··· Data excerpt

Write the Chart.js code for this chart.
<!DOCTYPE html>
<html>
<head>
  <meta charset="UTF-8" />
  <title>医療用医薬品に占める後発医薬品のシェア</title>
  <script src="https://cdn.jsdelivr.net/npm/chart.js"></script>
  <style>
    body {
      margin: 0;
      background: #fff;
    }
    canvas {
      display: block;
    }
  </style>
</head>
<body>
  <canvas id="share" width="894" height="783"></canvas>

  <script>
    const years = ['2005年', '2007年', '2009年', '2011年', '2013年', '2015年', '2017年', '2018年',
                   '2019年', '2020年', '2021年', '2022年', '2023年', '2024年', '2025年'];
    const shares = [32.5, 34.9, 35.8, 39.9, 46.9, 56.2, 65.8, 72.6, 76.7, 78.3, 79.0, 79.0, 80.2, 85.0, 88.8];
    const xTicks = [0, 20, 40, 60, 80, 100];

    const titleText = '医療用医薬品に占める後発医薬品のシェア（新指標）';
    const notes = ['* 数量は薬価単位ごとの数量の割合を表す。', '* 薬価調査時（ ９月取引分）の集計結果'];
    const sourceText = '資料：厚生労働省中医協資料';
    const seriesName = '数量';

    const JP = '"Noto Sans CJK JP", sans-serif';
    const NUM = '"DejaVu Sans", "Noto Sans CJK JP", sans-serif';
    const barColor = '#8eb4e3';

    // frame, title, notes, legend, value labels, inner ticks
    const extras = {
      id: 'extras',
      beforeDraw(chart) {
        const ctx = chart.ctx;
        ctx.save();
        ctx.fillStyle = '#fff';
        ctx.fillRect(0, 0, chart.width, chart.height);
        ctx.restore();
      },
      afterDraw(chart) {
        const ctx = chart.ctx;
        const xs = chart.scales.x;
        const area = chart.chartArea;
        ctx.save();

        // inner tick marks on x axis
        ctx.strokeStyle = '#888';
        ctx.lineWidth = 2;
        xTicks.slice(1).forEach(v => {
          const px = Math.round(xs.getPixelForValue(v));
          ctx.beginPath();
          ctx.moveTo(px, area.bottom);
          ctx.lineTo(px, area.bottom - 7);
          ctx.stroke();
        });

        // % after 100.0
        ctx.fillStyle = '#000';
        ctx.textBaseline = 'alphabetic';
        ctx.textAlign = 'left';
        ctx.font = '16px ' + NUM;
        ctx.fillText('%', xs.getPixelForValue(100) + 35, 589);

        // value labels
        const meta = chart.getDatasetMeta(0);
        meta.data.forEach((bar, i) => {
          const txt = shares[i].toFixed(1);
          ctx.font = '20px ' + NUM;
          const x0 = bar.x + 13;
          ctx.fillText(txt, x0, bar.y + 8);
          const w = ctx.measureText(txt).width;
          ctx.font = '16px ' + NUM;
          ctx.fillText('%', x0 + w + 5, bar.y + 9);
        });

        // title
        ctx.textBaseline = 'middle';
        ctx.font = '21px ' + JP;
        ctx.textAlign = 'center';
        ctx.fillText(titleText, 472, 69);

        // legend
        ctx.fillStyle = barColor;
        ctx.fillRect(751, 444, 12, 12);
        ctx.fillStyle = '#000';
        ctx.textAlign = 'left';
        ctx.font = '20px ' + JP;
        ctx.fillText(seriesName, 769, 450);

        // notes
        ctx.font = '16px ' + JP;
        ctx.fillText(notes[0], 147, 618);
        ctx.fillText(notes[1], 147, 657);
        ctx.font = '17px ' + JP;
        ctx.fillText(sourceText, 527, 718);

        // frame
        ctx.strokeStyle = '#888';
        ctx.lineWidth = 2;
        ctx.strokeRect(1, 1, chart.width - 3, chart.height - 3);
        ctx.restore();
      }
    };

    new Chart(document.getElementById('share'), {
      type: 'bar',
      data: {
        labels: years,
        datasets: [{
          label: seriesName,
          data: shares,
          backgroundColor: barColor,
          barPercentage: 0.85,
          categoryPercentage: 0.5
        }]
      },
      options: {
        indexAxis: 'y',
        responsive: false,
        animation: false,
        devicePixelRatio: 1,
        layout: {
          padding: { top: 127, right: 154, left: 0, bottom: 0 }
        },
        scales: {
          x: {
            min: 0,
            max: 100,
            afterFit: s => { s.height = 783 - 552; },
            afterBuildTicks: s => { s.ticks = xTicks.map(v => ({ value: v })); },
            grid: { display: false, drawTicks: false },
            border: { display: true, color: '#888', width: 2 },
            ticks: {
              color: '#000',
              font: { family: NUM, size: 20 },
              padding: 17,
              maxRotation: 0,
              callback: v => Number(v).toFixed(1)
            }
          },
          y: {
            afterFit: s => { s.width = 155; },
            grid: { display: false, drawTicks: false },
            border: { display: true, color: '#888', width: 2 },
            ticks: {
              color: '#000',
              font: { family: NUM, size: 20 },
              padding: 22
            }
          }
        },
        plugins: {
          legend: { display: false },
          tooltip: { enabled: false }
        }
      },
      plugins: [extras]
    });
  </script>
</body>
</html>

······

> **Aim of the task**
Copy down the material exactly as written.

> **Response**
Write the Chart.js code for this chart.
<!DOCTYPE html>
<html>
<head>
  <meta charset="UTF-8" />
  <title>医療用医薬品に占める後発医薬品のシェア</title>
  <script src="https://cdn.jsdelivr.net/npm/chart.js"></script>
  <style>
    body {
      margin: 0;
      background: #fff;
    }
    canvas {
      display: block;
    }
  </style>
</head>
<body>
  <canvas id="share" width="894" height="783"></canvas>

  <script>
    const years = ['2005年', '2007年', '2009年', '2011年', '2013年', '2015年', '2017年', '2018年',
                   '2019年', '2020年', '2021年', '2022年', '2023年', '2024年', '2025年'];
    const shares = [32.5, 34.9, 35.8, 39.9, 46.9, 56.2, 65.8, 72.6, 76.7, 78.3, 79.0, 79.0, 80.2, 85.0, 88.8];
    const xTicks = [0, 20, 40, 60, 80, 100];

    const titleText = '医療用医薬品に占める後発医薬品のシェア（新指標）';
    const notes = ['* 数量は薬価単位ごとの数量の割合を表す。', '* 薬価調査時（ ９月取引分）の集計結果'];
    const sourceText = '資料：厚生労働省中医協資料';
    const seriesName = '数量';

    const JP = '"Noto Sans CJK JP", sans-serif';
    const NUM = '"DejaVu Sans", "Noto Sans CJK JP", sans-serif';
    const barColor = '#8eb4e3';

    // frame, title, notes, legend, value labels, inner ticks
    const extras = {
      id: 'extras',
      beforeDraw(chart) {
        const ctx = chart.ctx;
        ctx.save();
        ctx.fillStyle = '#fff';
        ctx.fillRect(0, 0, chart.width, chart.height);
        ctx.restore();
      },
      afterDraw(chart) {
        const ctx = chart.ctx;
        const xs = chart.scales.x;
        const area = chart.chartArea;
        ctx.save();

        // inner tick marks on x axis
        ctx.strokeStyle = '#888';
        ctx.lineWidth = 2;
        xTicks.slice(1).forEach(v => {
          const px = Math.round(xs.getPixelForValue(v));
          ctx.beginPath();
          ctx.moveTo(px, area.bottom);
          ctx.lineTo(px, area.bottom - 7);
          ctx.stroke();
        });

        // % after 100.0
        ctx.fillStyle = '#000';
        ctx.textBaseline = 'alphabetic';
        ctx.textAlign = 'left';
        ctx.font = '16px ' + NUM;
        ctx.fillText('%', xs.getPixelForValue(100) + 35, 589);

        // value labels
        const meta = chart.getDatasetMeta(0);
        meta.data.forEach((bar, i) => {
          const txt = shares[i].toFixed(1);
          ctx.font = '20px ' + NUM;
          const x0 = bar.x + 13;
          ctx.fillText(txt, x0, bar.y + 8);
          const w = ctx.measureText(txt).width;
          ctx.font = '16px ' + NUM;
          ctx.fillText('%', x0 + w + 5, bar.y + 9);
        });

        // title
        ctx.textBaseline = 'middle';
        ctx.font = '21px ' + JP;
        ctx.textAlign = 'center';
        ctx.fillText(titleText, 472, 69);

        // legend
        ctx.fillStyle = barColor;
        ctx.fillRect(751, 444, 12, 12);
        ctx.fillStyle = '#000';
        ctx.textAlign = 'left';
        ctx.font = '20px ' + JP;
        ctx.fillText(seriesName, 769, 450);

        // notes
        ctx.font = '16px ' + JP;
        ctx.fillText(notes[0], 147, 618);
        ctx.fillText(notes[1], 147, 657);
        ctx.font = '17px ' + JP;
        ctx.fillText(sourceText, 527, 718);

        // frame
        ctx.strokeStyle = '#888';
        ctx.lineWidth = 2;
        ctx.strokeRect(1, 1, chart.width - 3, chart.height - 3);
        ctx.restore();
      }
    };

    new Chart(document.getElementById('share'), {
      type: 'bar',
      data: {
        labels: years,
        datasets: [{
          label: seriesName,
          data: shares,
          backgroundColor: barColor,
          barPercentage: 0.85,
          categoryPercentage: 0.5
        }]
      },
      options: {
        indexAxis: 'y',
        responsive: false,
        animation: false,
        devicePixelRatio: 1,
        layout: {
          padding: { top: 127, right: 154, left: 0, bottom: 0 }
        },
        scales: {
          x: {
            min: 0,
            max: 100,
            afterFit: s => { s.height = 783 - 552; },
            afterBuildTicks: s => { s.ticks = xTicks.map(v => ({ value: v })); },
            grid: { display: false, drawTicks: false },
            border: { display: true, color: '#888', width: 2 },
            ticks: {
              color: '#000',
              font: { family: NUM, size: 20 },
              padding: 17,
              maxRotation: 0,
              callback: v => Number(v).toFixed(1)
            }
          },
          y: {
            afterFit: s => { s.width = 155; },
            grid: { display: false, drawTicks: false },
            border: { display: true, color: '#888', width: 2 },
            ticks: {
              color: '#000',
              font: { family: NUM, size: 20 },
              padding: 22
            }
          }
        },
        plugins: {
          legend: { display: false },
          tooltip: { enabled: false }
        }
      },
      plugins: [extras]
    });
  </script>
</body>
</html>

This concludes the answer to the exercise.